A Tale of Two Monopolists

Bill Gates never set out to become a monopolist, but telephone companies did. Gates set out to control the base of the software pyramid, and for 20 years that was the desktop operating system. Telephone companies agreed near the turn of the last century to provide "universal service" in exchange for regulation as monopolies. Outside major cities, that deal remains intact. When it comes to monopoly in other words, the Bellheads have been playing far longer than Gates, and they're better at it.

Bill Gates never set out to become a monopolist, but telephone companies did.

Gates set out to control the base of the software pyramid, and for 20 years that was the desktop operating system. Telephone companies agreed near the turn of the last century to provide “universal service” in exchange for regulation as monopolies. Outside major cities, that deal remains intact.

When it comes to monopoly, in other words, the Bellheads have been playing far longer than Gates, and they’re better at it.

The confusion was exacerbated by the hype surrounding Gates’ latest project, Next Generation Windows Services architecture. Specifically, Gates was in Orlando Monday to trumpet a new version of BizTalk that creates XML tags based on flowcharting technology bought with Visio last fall.

By automating creation of the tags based on something businesses understand (business rules), Gates hopes to make them dependent on his vision for XML, and therefore on Windows.
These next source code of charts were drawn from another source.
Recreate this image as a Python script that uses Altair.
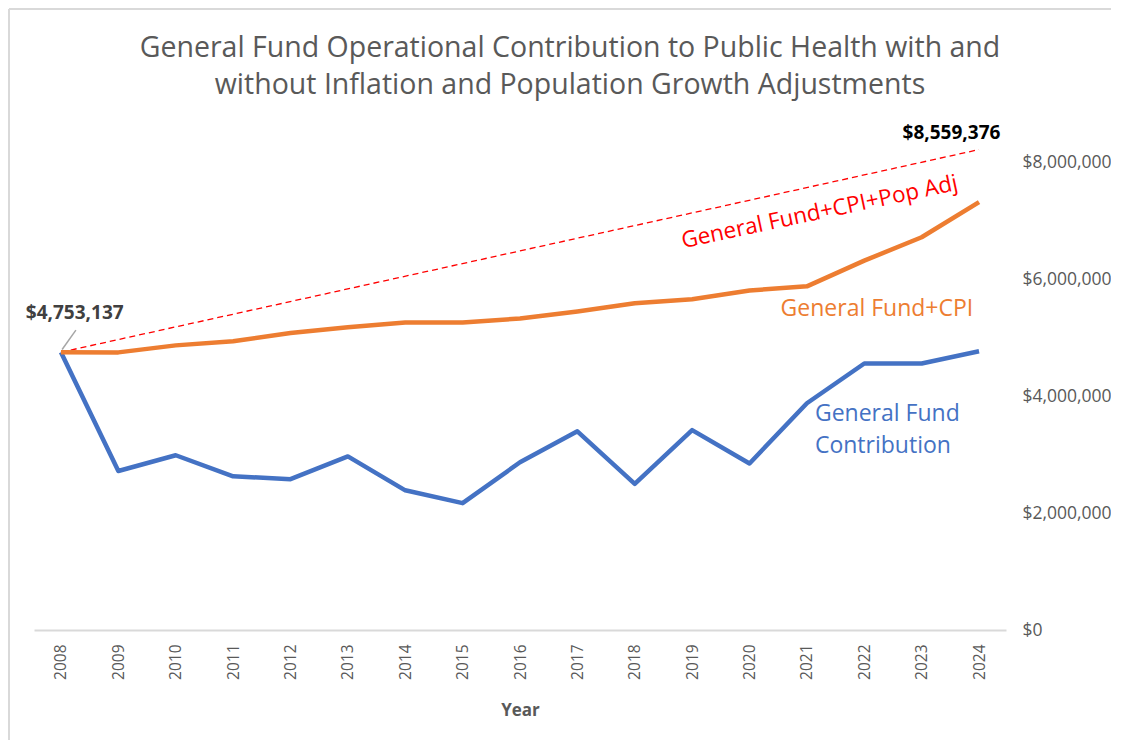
import altair as alt
import pandas as pd

years = list(range(2008, 2025))
general_fund = [4753137, 2720000, 2990000, 2630000, 2580000, 2970000, 2390000, 2170000,
                2870000, 3400000, 2500000, 3420000, 2850000, 3880000, 4560000, 4560000, 4770000]
gf_cpi = [4753137, 4750000, 4870000, 4940000, 5080000, 5180000, 5260000, 5260000,
          5330000, 5450000, 5590000, 5660000, 5810000, 5880000, 6320000, 6720000, 7320000]
pop_adj_years = [2008, 2024]
pop_adj_values = [4753137, 8220000]

FONT = "Open Sans"
BLUE = "#4472C4"
ORANGE = "#ED7D31"

df = pd.DataFrame({"Year": years * 2,
                   "Value": general_fund + gf_cpi,
                   "Series": ["General Fund Contribution"] * len(years) + ["General Fund+CPI"] * len(years)})
df_pop = pd.DataFrame({"Year": pop_adj_years, "Value": pop_adj_values})

x_scale = alt.Scale(domain=[2007.53, 2024.47], nice=False, zero=False)
y_scale = alt.Scale(domain=[0, 9000000], nice=False)

x_axis = alt.Axis(values=years, format="d", labelAngle=270, labelAlign="right", labelBaseline="middle",
                  labelFont=FONT, labelFontSize=15.5, labelColor="#595959", labelPadding=14,
                  ticks=False, grid=False, domainColor="#d9d9d9", domainWidth=2,
                  title="Year", titleFont=FONT, titleFontSize=17, titleFontWeight="bold",
                  titleColor="#595959", titlePadding=23)
y_axis = alt.Axis(orient="right", values=[0, 2000000, 4000000, 6000000, 8000000], format="$,.0f",
                  labelFont=FONT, labelFontSize=17.5, labelColor="#595959", labelPadding=16,
                  ticks=False, domain=False, grid=False, title=None)

X = alt.X("Year:Q", scale=x_scale, axis=x_axis)
Y = alt.Y("Value:Q", scale=y_scale, axis=y_axis)

lines = alt.Chart(df).mark_line(strokeWidth=4.5, strokeJoin="round").encode(
    x=X, y=Y,
    color=alt.Color("Series:N", scale=alt.Scale(domain=["General Fund Contribution", "General Fund+CPI"],
                                                range=[BLUE, ORANGE]), legend=None))

dashed = alt.Chart(df_pop).mark_line(color="#FF0000", strokeWidth=1.3, strokeDash=[6, 4]).encode(
    x=alt.X("Year:Q", scale=x_scale), y=alt.Y("Value:Q", scale=y_scale))

# leader line for start label
leader_x = [2008.02]
leader_x2 = [2008.26]
leader_y = [4800000]
leader_y2 = [5130000]
df_leader = pd.DataFrame({"x": leader_x, "x2": leader_x2, "y": leader_y, "y2": leader_y2})
leader = alt.Chart(df_leader).mark_rule(color="#A6A6A6", strokeWidth=1.5).encode(
    x=alt.X("x:Q", scale=x_scale), x2="x2:Q", y=alt.Y("y:Q", scale=y_scale), y2="y2:Q")

# chart-area frame (top and left edges, as in the reference)
frame_v = alt.Chart(pd.DataFrame({"k": [0]})).mark_rule(color="#d9d9d9", strokeWidth=2).encode(
    x=alt.value(-25), y=alt.value(-95), y2=alt.value(700))
frame_h = alt.Chart(pd.DataFrame({"k": [0]})).mark_rule(color="#d9d9d9", strokeWidth=2).encode(
    x=alt.value(-25), x2=alt.value(1200), y=alt.value(-95))

def label(text, year, value, color, size, weight="normal", angle=0, align="center"):
    d = pd.DataFrame({"Year": [year], "Value": [value], "t": [text]})
    kw = dict(color=color, fontSize=size, font=FONT, fontWeight=weight, align=align, baseline="middle")
    if angle:
        kw["angle"] = angle
    return alt.Chart(d).mark_text(**kw).encode(
        x=alt.X("Year:Q", scale=x_scale), y=alt.Y("Value:Q", scale=y_scale), text="t:N")

labels = [
    label("$4,753,137", 2008.24, 5420000, "#404040", 19, "bold"),
    label("$8,559,376", 2023.52, 8500000, "#000000", 19, "bold"),
    label("General Fund+CPI+Pop Adj", 2021.22, 7150000, "#FF0000", 22.5, angle=348),
    label("General Fund+CPI", 2022.22, 5490000, ORANGE, 23),
    label("General Fund", 2021.14, 3690000, BLUE, 23, align="left"),
    label("Contribution", 2021.14, 3150000, BLUE, 23, align="left"),
]

chart = alt.layer(frame_v, frame_h, dashed, lines, leader, *labels).properties(
    width=972, height=526,
    autosize=alt.AutoSizeParams(type="none"),
    padding={"left": 26, "top": 96, "right": 105, "bottom": 110},
    background="white",
    title=alt.TitleParams(
        text=["General Fund Operational Contribution to Public Health with and",
              "without Inflation and Population Growth Adjustments"],
        font=FONT, fontSize=28.5, fontWeight="normal", color="#595959",
        anchor="middle", frame="group", dx=50, offset=-91, lineHeight=37),
).configure_view(strokeWidth=0, stroke=None)

chart.save("out.html", embed_options={"renderer": "svg", "actions": False})
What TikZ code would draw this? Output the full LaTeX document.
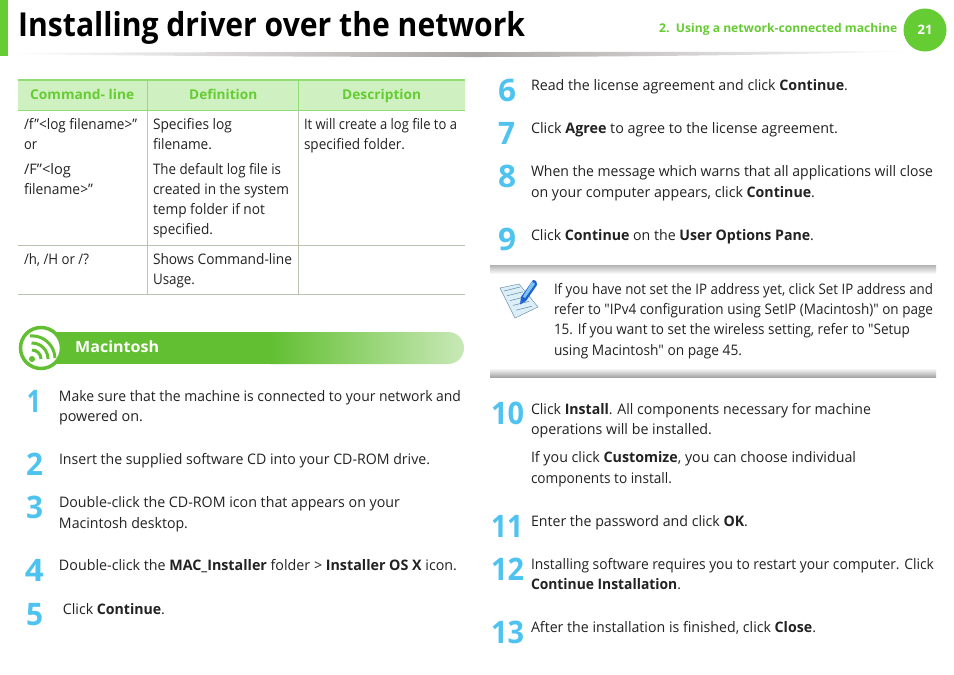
\documentclass[tikz,border=0pt]{standalone}
\usepackage{fontspec}
\usepackage{graphicx}
\setmainfont[Ligatures=TeXOff]{Open Sans}
\definecolor{gr}{HTML}{66CC33}
\definecolor{grbar}{HTML}{62BF31}
\definecolor{hdrfill}{HTML}{CFF0C0}
\definecolor{hdrline}{HTML}{8FDD73}
\definecolor{hdrtext}{HTML}{66CC33}
\definecolor{stepblue}{HTML}{4FC3F0}
\definecolor{rule}{HTML}{B9C4B0}
\definecolor{ink}{HTML}{222222}
\definecolor{shadowgray}{HTML}{ABA7A7}
\definecolor{paper}{HTML}{DCEFF8}
\definecolor{paperline}{HTML}{6F93A8}
\definecolor{pen}{HTML}{1F62D2}
\definecolor{penlight}{HTML}{7FC4F0}
\newcounter{tn}
% x, baseline, width, text
\newcommand{\TL}[4]{\stepcounter{tn}\node[txt] (t\arabic{tn}) at (#1,#2) {\resizebox{#3pt}{\height}{#4}};}
\newcommand{\NUM}[4]{\stepcounter{tn}\node[numb] (t\arabic{tn}) at (#1,#2) {\resizebox{#3pt}{\height}{#4}};}
\tikzset{
  txt/.style={anchor=base west,inner sep=0pt,outer sep=0pt,text=ink,font=\fontsize{14.5}{17}\selectfont},
  numb/.style={anchor=base west,inner sep=0pt,outer sep=0pt,text=stepblue,font=\fontsize{31}{34}\selectfont\bfseries},
  hdr/.style={anchor=base west,inner sep=0pt,text=hdrtext,font=\fontsize{13.5}{15}\selectfont\bfseries},
  cellrule/.style={draw=rule,line width=0.7pt},
  vrule/.style={draw=hdrline,line width=0.8pt},
  wave/.style={draw=grbar,line width=3pt},
}
\begin{document}
\begin{tikzpicture}[x=1pt,y=-1pt]
\useasboundingbox (0,0) rectangle (954,675);
\fill[white] (0,0) rectangle (954,675);
% header
\shade[left color=white,right color=shadowgray] (8,53) .. controls (200,52) and (350,52) .. (475,52) -- (475,57) .. controls (350,57) and (150,56) .. (8,54) -- cycle;
\shade[left color=shadowgray,right color=white] (475,52) .. controls (600,52) and (800,52) .. (915,51) .. controls (800,55) and (600,57) .. (475,57) -- cycle;
\fill[gr] (0,0) rectangle (8,56);
\node[anchor=base west,inner sep=0pt,font=\fontsize{33}{36}\selectfont\bfseries,text=black] (title) at (18,36) {\resizebox{507pt}{\height}{Installing driver over the network}};
\node[anchor=base west,inner sep=0pt,font=\fontsize{12}{14}\selectfont\bfseries,text=gr] (chapter) at (659,32) {\resizebox{238pt}{\height}{2.\ \ Using a network-connected machine}};
\node[circle,fill=gr,minimum size=43pt,inner sep=0pt,text=white,font=\fontsize{13}{15}\selectfont\bfseries] (pageno) at (925,30) {21};
% table
\fill[hdrfill] (18,80) rectangle (465,110);
\draw[hdrline,line width=1.5pt] (18,80) -- (465,80);
\draw[hdrline,line width=0.8pt] (18,110) -- (465,110);
\draw[vrule] (147.5,80) -- (147.5,110);
\draw[vrule] (298.5,80) -- (298.5,110);
\draw[cellrule] (147.5,110) -- (147.5,294);
\draw[cellrule] (298.5,110) -- (298.5,294);
\draw[cellrule] (18,245.5) -- (465,245.5);
\draw[cellrule] (18,294.5) -- (465,294.5);
\node[hdr] (h1) at (30,99) {\resizebox{104pt}{\height}{Command- line}};
\node[hdr] (h2) at (189,99) {\resizebox{68pt}{\height}{Definition}};
\node[hdr] (h3) at (342,99) {\resizebox{79pt}{\height}{Description}};
\TL{24}{129}{113}{/f”<log filename>”}
\TL{24}{149}{13}{or}
\TL{24}{174}{47}{/F”<log}
\TL{24}{194}{69}{filename>”}
\TL{153}{129}{79}{Specifies log}
\TL{153}{149}{59}{filename.}
\TL{153}{174}{128}{The default log file is}
\TL{153}{194}{136}{created in the system}
\TL{153}{214}{112}{temp folder if not}
\TL{153}{234}{60}{specified.}
\TL{304}{129}{153}{It will create a log file to a}
\TL{304}{149}{101}{specified folder.}
\TL{24}{264}{65}{/h, /H or /?}
\TL{153}{264}{139}{Shows Command-line}
\TL{153}{284}{42}{Usage.}
% Macintosh bar
\fill[grbar] (30,332) rectangle (270,364);
\shade[left color=grbar,right color=grbar!35!white] (270,332) -- (448,332) arc[start angle=-90,end angle=90,radius=16] -- (270,364) -- cycle;
\node[circle,draw=grbar,fill=white,line width=3.5pt,minimum size=41pt,inner sep=0pt] (wifi) at (41,348) {};
\fill[grbar] (32,359) circle[radius=3];
\draw[wave] (32,350) arc[start angle=-90,end angle=0,radius=9];
\draw[wave] (31.5,343) arc[start angle=-92,end angle=0,radius=16];
\draw[wave] (30,336) arc[start angle=-95,end angle=-2,radius=23];
\node[anchor=base west,inner sep=0pt,font=\fontsize{15.5}{17}\selectfont\bfseries,text=white] (mac) at (75,352) {\resizebox{84pt}{\height}{Macintosh}};
% left steps
\NUM{27}{412}{14}{1}
\TL{59}{401}{402}{Make sure that the machine is connected to your network and}
\TL{59}{421}{84}{powered on.}
\NUM{26}{475}{17}{2}
\TL{59}{464}{371}{Insert the supplied software CD into your CD-ROM drive.}
\NUM{26}{518}{17}{3}
\TL{59}{507}{341}{Double-click the CD-ROM icon that appears on your}
\TL{59}{528}{129}{Macintosh desktop.}
\NUM{25}{581}{19}{4}
\TL{59}{570}{398}{Double-click the \textbf{MAC\_Installer} folder > \textbf{Installer OS X} icon.}
\NUM{26}{625}{17}{5}
\TL{63}{614}{102}{Click \textbf{Continue}.}
% right steps
\NUM{498}{101}{18}{6}
\TL{531}{90}{317}{Read the license agreement and click \textbf{Continue}.}
\NUM{498}{144}{17}{7}
\TL{531}{133}{307}{Click \textbf{Agree} to agree to the license agreement.}
\NUM{498}{187}{18}{8}
\TL{531}{176}{402}{When the message which warns that all applications will close}
\TL{531}{197}{284}{on your computer appears, click \textbf{Continue}.}
\NUM{498}{250}{18}{9}
\TL{531}{240}{283}{Click \textbf{Continue} on the \textbf{User Options Pane}.}
% note
\shade[top color=black!30,bottom color=white] (490,265) rectangle (936,274);
\shade[top color=white,bottom color=black!35] (490,368) rectangle (936,377);
% note icon
\fill[paper,draw=paperline,line width=0.5pt] (500,288) -- (519,284) -- (538,307) -- (515,318) -- cycle;
\foreach \k in {0,1,2,3,4}{\draw[paperline,line width=0.6pt] (504+3*\k,291+4.8*\k) -- (520+3*\k,287+4.8*\k);}
\fill[pen] (533,280) .. controls (536,280) and (538,283) .. (537,285) -- (526,301) -- (520,304.5) -- (521,297) -- cycle;
\fill[penlight] (532,281.5) -- (535,284) -- (525,298) -- (523,296.5) -- cycle;
\TL{554}{294}{379}{If you have not set the IP address yet, click Set IP address and}
\TL{554}{314}{379}{refer to "IPv4 configuration using SetIP (Macintosh)" on page}
\TL{554}{334}{356}{15. If you want to set the wireless setting, refer to "Setup}
\TL{554}{355}{188}{using Macintosh" on page 45.}
\NUM{491}{424}{33}{10}
\TL{531}{414}{340}{Click \textbf{Install}. All components necessary for machine}
\TL{531}{434}{181}{operations will be installed.}
\TL{531}{462}{325}{If you click \textbf{Customize}, you can choose individual}
\TL{531}{483}{141}{components to install.}
\NUM{491}{537}{32}{11}
\TL{531}{526}{217}{Enter the password and click \textbf{OK}.}
\NUM{491}{580}{33}{12}
\TL{531}{569}{403}{Installing software requires you to restart your computer. Click}
\TL{531}{589}{150}{\textbf{Continue Installation}.}
\NUM{491}{643}{33}{13}
\TL{531}{632}{285}{After the installation is finished, click \textbf{Close}.}
\end{tikzpicture}
\end{document}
But Microsoft has just 20 percent of the server market, and every previous attempt to drag Internet standards along a proprietary path (including Sun’s 100 percent Pure Java) has failed. On the Internet, standards are either universal or non-starters. As ZDNet’s PC Labs has already pointed out in a review, no one wants to sacrifice a big hunk of the market on a proprietary solution. Over time, XML parsers will all have to be standardized, or the standard won’t work.

While Microsoft can’t create new bottlenecks, phone companies can. That’s just what SBC is now doing with its “Project Pronto.”

Remember that DSL technology only works within five miles of your phone switch. SBC’s plan is to run fiber out to neighborhood call boxes and install DSL equipment there, putting nearly everyone inside the five-mile limit.

While SBC must let rivals inside its main switch centers, those centers won’t have copper after the new system is installed, and SBC won’t let rivals into the new neighborhood boxes. It says that if rivals want access, they must build their own boxes, or they can lease access to the boxes at prices set by SBC. But such boxes aren’t economic unless most of those connected are your customers. (If they’re not, you have empty boxes.)

It’s fiendishly clever, and it just might work, with Congress if not with the FCC. The chairman of the Senate telecommunications subcommittee (you may have heard of him) proposed to exempt phone monopolies from competition for extending broadband service to rural areas two years ago. The idea was that you can’t justify the investment without a guarantee, and without the guarantee, rural areas won’t get the investment. The SBC plan dovetails wonderfully with this.

When arguing for monopoly, moreover, phone companies talk only about deregulation. Here’s how U.S. West chairman Solomon Trujillo put it last year. “If Congress removes government regulation from the Internet, U.S. West would be able to deploy high-speed services to smaller communities and serve an additional 2 million households throughout our territory – a total of 77 percent of its customers.”

The obvious answer is to guarantee SBC’s rivals access to those neighborhood boxes at regulated rates. But that fight will take time to win, and meanwhile, SBC will simply refuse to invest in rural broadband, claiming “government regulation” is to blame.

So I don’t know if Bill Gates is still a monopolist, but if he is, he’s an amateur.